Nonetheless, his impact is undeniable. He’s led the team in On/Off differential for 3 seasons now. This season, the Grizzlies are 11.8 points per 100 possessions with Brooks on the floor — per Cleaning the Glass. That mark is the best on the team by roughly 3 points per 100 possessions, and also is 18th among players that have played about 500 “non garbage time” minutes this season. He’s also 6th in points saved defensively among the previously selected criteria, as the Grizzlies give up 9.3 fewer points per 100 possessions with him on the floor.
Dillon Brooks is often described as the “head of the snake” for this Grizzlies team, and it all starts with his relentless tone he sets on the defensive side of the ball.
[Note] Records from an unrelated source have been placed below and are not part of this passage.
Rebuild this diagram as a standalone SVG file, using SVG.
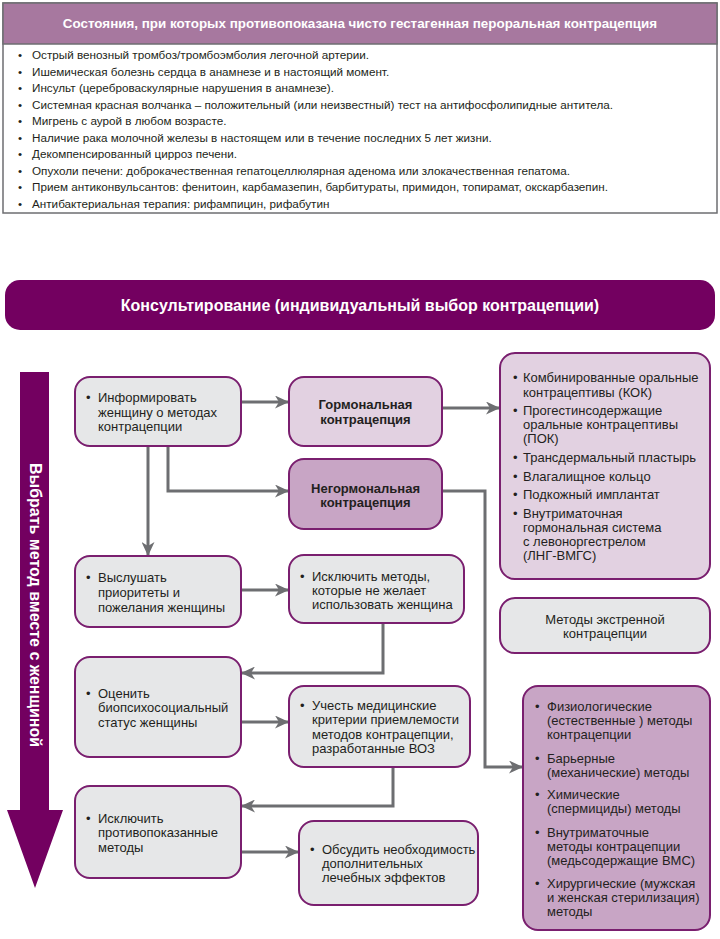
<svg xmlns="http://www.w3.org/2000/svg" width="720" height="939" viewBox="0 0 720 939">
<defs>
<marker id="ah" markerUnits="userSpaceOnUse" markerWidth="15" markerHeight="13" refX="14" refY="6.5" orient="auto">
<path d="M0,0 L14,6.5 L0,13 L4,6.5 z" fill="#6d6e71"/>
</marker>
<style>
.t{font-family:"Liberation Sans",Arial,sans-serif;font-size:13px;fill:#231f20}
.tl{font-family:"Liberation Sans",Arial,sans-serif;font-size:11.7px;fill:#231f20}
.b{font-weight:bold}
.c{text-anchor:middle}
.g{fill:#e6e7e8;stroke:#7a1f6f;stroke-width:2}
.l{fill:#e2d1e1;stroke:#7a1f6f;stroke-width:2}
.m{fill:#c8a5c5;stroke:#7a1f6f;stroke-width:2}
.cn{fill:none;stroke:#6d6e71;stroke-width:3;marker-end:url(#ah)}
</style>
</defs>
<rect width="720" height="939" fill="#ffffff"/>

<g id="contraindications">
<rect x="3" y="3" width="714" height="210" fill="#ffffff" stroke="#6d6e71" stroke-width="1.5"/>
<rect x="3" y="3" width="714" height="41" fill="#a7789f" stroke="#6d6e71" stroke-width="1.5"/>
<text x="360" y="28" class="t b c" style="fill:#ffffff;font-size:13.4px">Состояния, при которых противопоказана чисто гестагенная пероральная контрацепция</text>
<g class="tl">
<text x="18" y="59">•</text><text x="32" y="59">Острый венозный тромбоз/тромбоэмболия легочной артерии.</text>
<text x="18" y="75.5">•</text><text x="32" y="75.5">Ишемическая болезнь сердца в анамнезе и в настоящий момент.</text>
<text x="18" y="92">•</text><text x="32" y="92">Инсульт (цереброваскулярные нарушения в анамнезе).</text>
<text x="18" y="108.5">•</text><text x="32" y="108.5">Системная красная волчанка – положительный (или неизвестный) тест на антифосфолипидные антитела.</text>
<text x="18" y="125">•</text><text x="32" y="125">Мигрень с аурой в любом возрасте.</text>
<text x="18" y="141.5">•</text><text x="32" y="141.5">Наличие рака молочной железы в настоящем или в течение последних 5 лет жизни.</text>
<text x="18" y="158">•</text><text x="32" y="158">Декомпенсированный цирроз печени.</text>
<text x="18" y="174.5">•</text><text x="32" y="174.5">Опухоли печени: доброкачественная гепатоцеллюлярная аденома или злокачественная гепатома.</text>
<text x="18" y="191">•</text><text x="32" y="191">Прием антиконвульсантов: фенитоин, карбамазепин, барбитураты, примидон, топирамат, окскарбазепин.</text>
<text x="18" y="207.5">•</text><text x="32" y="207.5">Антибактериальная терапия: рифампицин, рифабутин</text>
</g>
</g>

<g id="banner">
<rect x="5" y="280" width="710" height="50" rx="15" fill="#730060"/>
<text x="360" y="311" class="t b c" style="fill:#ffffff;font-size:16px">Консультирование (индивидуальный выбор контрацепции)</text>
</g>

<g id="side-arrow">
<path d="M20,372 H49 V810 H63 L35,888 L7,810 H20 Z" fill="#730060"/>
<text transform="translate(35,605) rotate(90)" x="0" y="5.5" class="t b c" style="fill:#ffffff;font-size:16px">Выбрать метод вместе с женщиной</text>
</g>

<g id="connectors">
<path class="cn" d="M241,402 H289"/>
<path class="cn" d="M442,408 H500"/>
<path class="cn" d="M168,446 V491 H289"/>
<path class="cn" d="M148,446 V556"/>
<path class="cn" d="M442,491 H485 V767 H523"/>
<path class="cn" d="M241,590 H289"/>
<path class="cn" d="M383,623 V673 H241"/>
<path class="cn" d="M241,722 H289"/>
<path class="cn" d="M393,767 V806 H241"/>
<path class="cn" d="M241,852 H299"/>
</g>

<g id="inform">
<rect x="75" y="377" width="166" height="69" rx="15" class="g"/>
<g class="t"><text x="86" y="402">•</text><text x="98" y="402">Информировать</text><text x="98" y="416.5">женщину о методах</text><text x="98" y="431">контрацепции</text></g>
</g>

<g id="hormonal">
<rect x="289" y="377" width="153" height="69" rx="15" class="l"/>
<g class="t b c"><text x="365.5" y="408.5">Гормональная</text><text x="365.5" y="423.5">контрацепция</text></g>
</g>

<g id="nonhormonal">
<rect x="289" y="459" width="153" height="70" rx="15" class="m"/>
<g class="t b c"><text x="365.5" y="492.5">Негормональная</text><text x="365.5" y="507">контрацепция</text></g>
</g>

<g id="hormonal-methods">
<rect x="500" y="353" width="210" height="226" rx="15" class="l"/>
<g class="t">
<text x="513" y="381.5">•</text><text x="523" y="381.5">Комбинированные оральные</text>
<text x="523" y="397">контрацептивы  (КОК)</text>
<text x="513" y="415">•</text><text x="523" y="415">Прогестинсодержащие</text>
<text x="523" y="429">оральные контрацептивы</text>
<text x="523" y="443">(ПОК)</text>
<text x="513" y="461.5">•</text><text x="523" y="461.5">Трансдермальный пластырь</text>
<text x="513" y="480.5">•</text><text x="523" y="480.5">Влагалищное кольцо</text>
<text x="513" y="498.5">•</text><text x="523" y="498.5">Подкожный имплантат</text>
<text x="513" y="517.5">•</text><text x="523" y="517.5">Внутриматочная</text>
<text x="523" y="531.5">гормональная система</text>
<text x="523" y="545.5">с левоноргестрелом</text>
<text x="523" y="560">(ЛНГ-ВМГС)</text>
</g>
</g>

<g id="listen">
<rect x="75" y="556" width="166" height="71" rx="15" class="g"/>
<g class="t"><text x="86" y="582">•</text><text x="98" y="582">Выслушать</text><text x="98" y="597">приоритеты и</text><text x="98" y="611.5">пожелания женщины</text></g>
</g>

<g id="exclude-unwanted">
<rect x="289" y="555" width="175" height="68" rx="15" class="g"/>
<g class="t"><text x="300" y="580.5">•</text><text x="312" y="580.5">Исключить методы,</text><text x="312" y="594.5">которые не желает</text><text x="312" y="608.5">использовать женщина</text></g>
</g>

<g id="emergency">
<rect x="500" y="598" width="210" height="55" rx="15" class="g"/>
<g class="t c"><text x="605" y="623.5">Методы экстренной</text><text x="605" y="637.5">контрацепции</text></g>
</g>

<g id="assess">
<rect x="75" y="657" width="166" height="100" rx="15" class="g"/>
<g class="t"><text x="86" y="697.5">•</text><text x="98" y="697.5">Оценить</text><text x="98" y="712">биопсихосоциальный</text><text x="98" y="726.5">статус женщины</text></g>
</g>

<g id="who-criteria">
<rect x="289" y="686" width="181" height="81" rx="15" class="g"/>
<g class="t"><text x="300" y="709.5">•</text><text x="312" y="709.5">Учесть медицинские</text><text x="312" y="724">критерии приемлемости</text><text x="312" y="738.5">методов контрацепции,</text><text x="312" y="753">разработанные ВОЗ</text></g>
</g>

<g id="nonhormonal-methods">
<rect x="523" y="686" width="187" height="244" rx="15" class="m"/>
<g class="t">
<text x="535" y="710.5">•</text><text x="547" y="710.5">Физиологические</text>
<text x="547" y="724.5">(естественные ) методы</text>
<text x="547" y="739">контрацепции</text>
<text x="535" y="762.5">•</text><text x="547" y="762.5">Барьерные</text>
<text x="547" y="776.5">(механические) методы</text>
<text x="535" y="798.5">•</text><text x="547" y="798.5">Химические</text>
<text x="547" y="813">(спермициды) методы</text>
<text x="535" y="836.5">•</text><text x="547" y="836.5">Внутриматочные</text>
<text x="547" y="850.5">методы контрацепции</text>
<text x="547" y="865">(медьсодержащие ВМС)</text>
<text x="535" y="887.5">•</text><text x="547" y="887.5">Хирургические (мужская</text>
<text x="547" y="901.5">и женская стерилизация)</text>
<text x="547" y="916">методы</text>
</g>
</g>

<g id="exclude-contraindicated">
<rect x="75" y="786" width="166" height="92" rx="15" class="g"/>
<g class="t"><text x="86" y="822.5">•</text><text x="98" y="822.5">Исключить</text><text x="98" y="837">противопоказанные</text><text x="98" y="851.5">методы</text></g>
</g>

<g id="discuss">
<rect x="299" y="821" width="179" height="84" rx="15" class="g"/>
<g class="t"><text x="310" y="853.5">•</text><text x="322" y="853.5">Обсудить необходимость</text><text x="322" y="867.5">дополнительных</text><text x="322" y="882">лечебных эффектов</text></g>
</g>
</svg>
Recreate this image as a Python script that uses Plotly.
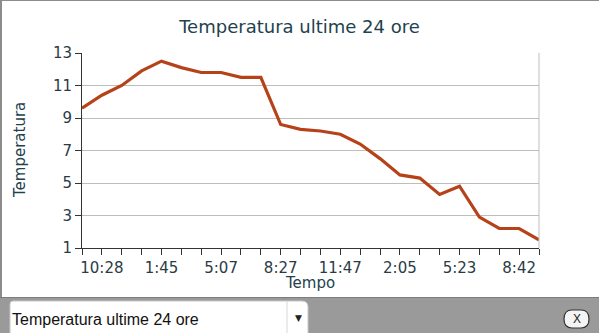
import plotly.graph_objects as go

# ---- data ----
times = ["9:22", "10:28", "11:34", "12:39", "1:45", "2:52", "3:59", "5:07",
         "6:14", "7:20", "8:27", "9:34", "10:40", "11:47", "12:33", "1:19",
         "2:05", "3:11", "4:17", "5:23", "6:29", "7:35", "8:42", "9:48"]
temps = [9.6, 10.4, 11.0, 11.9, 12.5, 12.1, 11.8, 11.8, 11.5, 11.5, 8.6, 8.3,
         8.2, 8.0, 7.4, 6.5, 5.5, 5.3, 4.3, 4.8, 2.9, 2.2, 2.2, 1.5]
y_ticks = [1, 3, 5, 7, 9, 11, 13]
title_text = "Temperatura ultime 24 ore"
x_title = "Tempo"
y_title = "Temperatura"
dropdown_text = "Temperatura ultime 24 ore"

W, H = 599, 333
L, R, T, B = 82, 60, 53, 85
PW, PH = W - L - R, H - T - B


def px(x):
    return (x - L) / PW


def py(y):
    return (H - B - y) / PH


idx = list(range(len(temps)))
ticktext = [t if i % 3 == 1 else "" for i, t in enumerate(times)]

fig = go.Figure()
fig.add_trace(go.Scatter(x=idx, y=temps, mode="lines",
                         line=dict(color="#b6421a", width=3.2),
                         hoverinfo="skip", showlegend=False))

font_main = "DejaVu Sans, Verdana, sans-serif"
fig.update_layout(
    width=W, height=H,
    margin=dict(l=L, r=R, t=T, b=B, pad=0),
    paper_bgcolor="white", plot_bgcolor="white",
    title=dict(text=title_text, x=0.5, xanchor="center",
               y=1 - 27 / H, yanchor="middle",
               font=dict(family=font_main, size=18, color="#1f424e")),
    xaxis=dict(range=[0, len(temps) - 1], tickmode="array", tickvals=idx,
               ticktext=ticktext, ticks="outside", ticklen=6, tickwidth=1,
               tickcolor="#333", showgrid=False, zeroline=False,
               showline=True, linecolor="#333", linewidth=1,
               tickfont=dict(family=font_main, size=15, color="#2b3b45")),
    yaxis=dict(range=[1, 13], tickmode="array", tickvals=y_ticks,
               ticks="outside", ticklen=6, tickwidth=1, tickcolor="#333",
               showgrid=True, gridcolor="#bdbdbd", gridwidth=1,
               zeroline=False, showline=True, linecolor="#333", linewidth=1,
               tickfont=dict(family=font_main, size=15, color="#2b3b45")),
)

shapes = []
# right border of plot
shapes.append(dict(type="line", xref="paper", yref="paper", x0=1, x1=1,
                   y0=0, y1=1, line=dict(color="#bdbdbd", width=1)))
# outer frame: top and left
shapes.append(dict(type="rect", xref="paper", yref="paper",
                   x0=px(-5), x1=px(2), y0=py(340), y1=py(-5),
                   fillcolor="#8c8c8c", line=dict(width=0), layer="above"))
shapes.append(dict(type="rect", xref="paper", yref="paper",
                   x0=px(-5), x1=px(605), y0=py(1), y1=py(-5),
                   fillcolor="#8c8c8c", line=dict(width=0), layer="above"))
# bottom grey bar
shapes.append(dict(type="rect", xref="paper", yref="paper",
                   x0=px(-5), x1=px(605), y0=py(340), y1=py(297),
                   fillcolor="#9a9a9a", line=dict(width=0), layer="above"))
shapes.append(dict(type="line", xref="paper", yref="paper",
                   x0=px(-5), x1=px(605), y0=py(297.5), y1=py(297.5),
                   line=dict(color="#7d7d7d", width=1), layer="above"))
# dropdown box (rounded top corners)
x0d, x1d, y0d, y1d = 10, 308, 301, 340
r = 6
path = (f"M {px(x0d)},{py(y1d)} L {px(x0d)},{py(y0d + 3)} "
        f"Q {px(x0d)},{py(y0d)} {px(x0d + 3)},{py(y0d)} "
        f"L {px(x1d - r)},{py(y0d)} Q {px(x1d)},{py(y0d)} {px(x1d)},{py(y0d + r)} "
        f"L {px(x1d)},{py(y1d)} Z")
shapes.append(dict(type="path", xref="paper", yref="paper", path=path,
                   fillcolor="white", line=dict(color="#c8c8c8", width=1),
                   layer="above"))
shapes.append(dict(type="line", xref="paper", yref="paper",
                   x0=px(287), x1=px(287), y0=py(301), y1=py(340),
                   line=dict(color="#d8d8d8", width=1), layer="above"))
# close button (pill)
bx0, bx1, by0, by1 = 564, 589, 310, 328
rr = 8
pill = (f"M {px(bx0 + rr)},{py(by0)} L {px(bx1 - rr)},{py(by0)} "
        f"Q {px(bx1)},{py(by0)} {px(bx1)},{py((by0 + by1) / 2)} "
        f"Q {px(bx1)},{py(by1)} {px(bx1 - rr)},{py(by1)} "
        f"L {px(bx0 + rr)},{py(by1)} "
        f"Q {px(bx0)},{py(by1)} {px(bx0)},{py((by0 + by1) / 2)} "
        f"Q {px(bx0)},{py(by0)} {px(bx0 + rr)},{py(by0)} Z")
shapes.append(dict(type="path", xref="paper", yref="paper", path=pill,
                   fillcolor="#f4f4f4", line=dict(color="#333", width=1.2),
                   layer="above"))
fig.update_layout(shapes=shapes)

ann = []
ann.append(dict(text=x_title, xref="paper", yref="paper", x=px(310), y=py(283),
                xanchor="center", yanchor="middle", showarrow=False,
                font=dict(family=font_main, size=15, color="#22414d")))
ann.append(dict(text=y_title, xref="paper", yref="paper", x=px(20), y=py(150),
                xanchor="center", yanchor="middle", showarrow=False,
                textangle=-90,
                font=dict(family=font_main, size=15, color="#22414d")))
ann.append(dict(text=dropdown_text, xref="paper", yref="paper", x=px(10),
                y=py(319), xanchor="left", yanchor="middle", showarrow=False,
                font=dict(family="Liberation Sans, Arial, sans-serif", size=16,
                          color="#111")))
ann.append(dict(text="▼", xref="paper", yref="paper", x=px(298), y=py(318),
                xanchor="center", yanchor="middle", showarrow=False,
                font=dict(family="DejaVu Sans", size=9, color="#222")))
ann.append(dict(text="X", xref="paper", yref="paper", x=px(576.5), y=py(319),
                xanchor="center", yanchor="middle", showarrow=False,
                font=dict(family="Liberation Sans, Arial, sans-serif", size=12,
                          color="#222")))
fig.update_layout(annotations=ann)

fig.write_html("out.html", config={"displayModeBar": False})
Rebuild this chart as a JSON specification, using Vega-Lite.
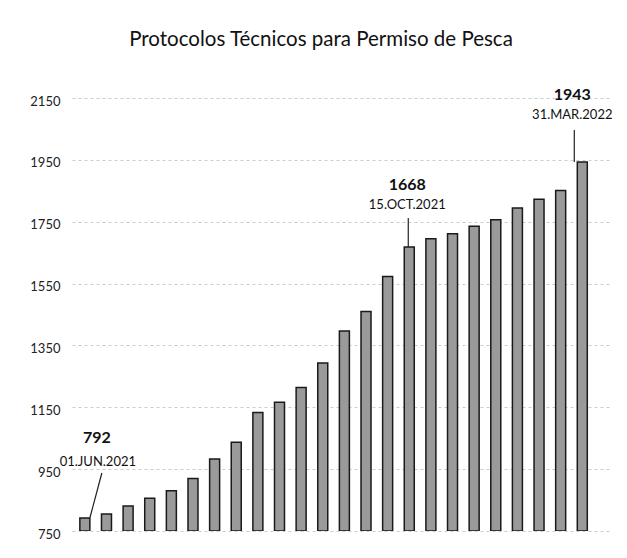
{
  "$schema": "https://vega.github.io/schema/vega-lite/v6.json",
  "autosize": {"type": "none"},
  "width": 538,
  "height": 433,
  "padding": {"left": 72, "top": 98, "right": 17, "bottom": 27},
  "background": "white",
  "title": {
    "text": "Protocolos Técnicos para Permiso de Pesca",
    "fontSize": 20.5,
    "font": "Lato",
    "fontWeight": "normal",
    "color": "#111",
    "anchor": "middle",
    "dx": -20,
    "offset": 37
  },
  "config": {
    "view": {"stroke": null},
    "axis": {"labelFont": "Lato"}
  },
  "datasets": {
    "main": [
      {"idx": 1, "value": 792},
      {"idx": 2, "value": 805},
      {"idx": 3, "value": 831},
      {"idx": 4, "value": 856},
      {"idx": 5, "value": 880},
      {"idx": 6, "value": 920},
      {"idx": 7, "value": 983},
      {"idx": 8, "value": 1037},
      {"idx": 9, "value": 1133},
      {"idx": 10, "value": 1166},
      {"idx": 11, "value": 1214},
      {"idx": 12, "value": 1293},
      {"idx": 13, "value": 1397},
      {"idx": 14, "value": 1460},
      {"idx": 15, "value": 1573},
      {"idx": 16, "value": 1668},
      {"idx": 17, "value": 1695},
      {"idx": 18, "value": 1711},
      {"idx": 19, "value": 1735},
      {"idx": 20, "value": 1756},
      {"idx": 21, "value": 1794},
      {"idx": 22, "value": 1823},
      {"idx": 23, "value": 1851},
      {"idx": 24, "value": 1943}
    ],
    "notes": [
      {"idx": 1, "value": 792, "date": "01.JUN.2021"},
      {"idx": 16, "value": 1668, "date": "15.OCT.2021"},
      {"idx": 24, "value": 1943, "date": "31.MAR.2022"}
    ]
  },
  "layer": [
    {
      "data": {"name": "main"},
      "mark": {"type": "bar", "width": 10, "fill": "#9a9a9a", "stroke": "#1a1a1a", "strokeWidth": 1.5, "clip": true},
      "encoding": {
        "x": {"field": "idx", "type": "quantitative", "scale": {"domain": [0.637, 25.05], "nice": false, "zero": false}, "axis": null},
        "y": {"field": "value", "type": "quantitative", "scale": {"domain": [750, 2150], "nice": false, "zero": false},
          "axis": {"values": [750, 950, 1150, 1350, 1550, 1750, 1950, 2150], "format": "d", "title": null, "domain": false, "ticks": false,
            "labelFontSize": 13, "labelColor": "#222", "labelPadding": 12, "labelOffset": 3,
            "gridColor": "#999", "gridDash": [3, 3], "gridOpacity": 0.5}},
        "y2": {"datum": 750}
      }
    },
    {
      "data": {"name": "notes"},
      "transform": [{"filter": "datum.idx == 1"}],
      "layer": [
        {"mark": {"type": "text", "dx": 12, "dy": -80, "fontSize": 16, "fontWeight": "bold", "font": "Lato", "color": "#111"},
          "encoding": {"x": {"field": "idx", "type": "quantitative"}, "y": {"field": "value", "type": "quantitative"}, "text": {"field": "value"}}},
        {"mark": {"type": "text", "dx": 13, "dy": -56, "fontSize": 13, "font": "Lato", "color": "#111"},
          "encoding": {"x": {"field": "idx", "type": "quantitative"}, "y": {"field": "value", "type": "quantitative"}, "text": {"field": "date"}}},
        {"mark": {"type": "rule", "color": "#222", "strokeWidth": 1.2, "xOffset": 5, "x2Offset": 17, "y2Offset": -45},
          "encoding": {"x": {"field": "idx", "type": "quantitative"}, "x2": {"field": "idx"}, "y": {"field": "value", "type": "quantitative"}, "y2": {"field": "value"}}}
      ]
    },
    {
      "data": {"name": "notes"},
      "transform": [{"filter": "datum.idx == 16"}],
      "layer": [
        {"mark": {"type": "text", "dx": -2, "dy": -62, "fontSize": 16, "fontWeight": "bold", "font": "Lato", "color": "#111"},
          "encoding": {"x": {"field": "idx", "type": "quantitative"}, "y": {"field": "value", "type": "quantitative"}, "text": {"field": "value"}}},
        {"mark": {"type": "text", "dx": -2, "dy": -42, "fontSize": 13, "font": "Lato", "color": "#111"},
          "encoding": {"x": {"field": "idx", "type": "quantitative"}, "y": {"field": "value", "type": "quantitative"}, "text": {"field": "date"}}},
        {"mark": {"type": "rule", "color": "#222", "strokeWidth": 1.2, "xOffset": -1, "x2Offset": -1, "y2Offset": -29},
          "encoding": {"x": {"field": "idx", "type": "quantitative"}, "x2": {"field": "idx"}, "y": {"field": "value", "type": "quantitative"}, "y2": {"field": "value"}}}
      ]
    },
    {
      "data": {"name": "notes"},
      "transform": [{"filter": "datum.idx == 24"}],
      "layer": [
        {"mark": {"type": "text", "dx": -10, "dy": -67, "fontSize": 16, "fontWeight": "bold", "font": "Lato", "color": "#111"},
          "encoding": {"x": {"field": "idx", "type": "quantitative"}, "y": {"field": "value", "type": "quantitative"}, "text": {"field": "value"}}},
        {"mark": {"type": "text", "dx": -10, "dy": -47, "fontSize": 13, "font": "Lato", "color": "#111"},
          "encoding": {"x": {"field": "idx", "type": "quantitative"}, "y": {"field": "value", "type": "quantitative"}, "text": {"field": "date"}}},
        {"mark": {"type": "rule", "color": "#222", "strokeWidth": 1.2, "xOffset": -8, "x2Offset": -8, "y2Offset": -32},
          "encoding": {"x": {"field": "idx", "type": "quantitative"}, "x2": {"field": "idx"}, "y": {"field": "value", "type": "quantitative"}, "y2": {"field": "value"}}}
      ]
    }
  ]
}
This season, with the attention the Grizzlies defense is getting (thanks to the brilliance of Jaren Jackson Jr.), people are taking notice of Brooks’ work on that side of the ball. Maybe it parlays into an All-Defense bid to give the Grizzlies 2 All-Defensive players for the first time since 2013?
“He’s our best defender, he’s been our best defender for a long time,” Jackson said of his teammates. “Honestly, best defender in the league for a long time, but people are getting to see it now because we’re on TV. People say he gets up for matchup, but he has a matchup every single night, because NBA teams are good. He does a lot for us. We don’t have to worry about him on screens, and we don’t have to worry about him in a lot of ways. He’s going to bring it each and every night.”
Dillon Brooks brings it each and every night. His tone defensively creates stout, smash-mouth defense on people’s favorite All-Stars — and into the Grizzlies’ spot within the Western Conference’s hierarchy.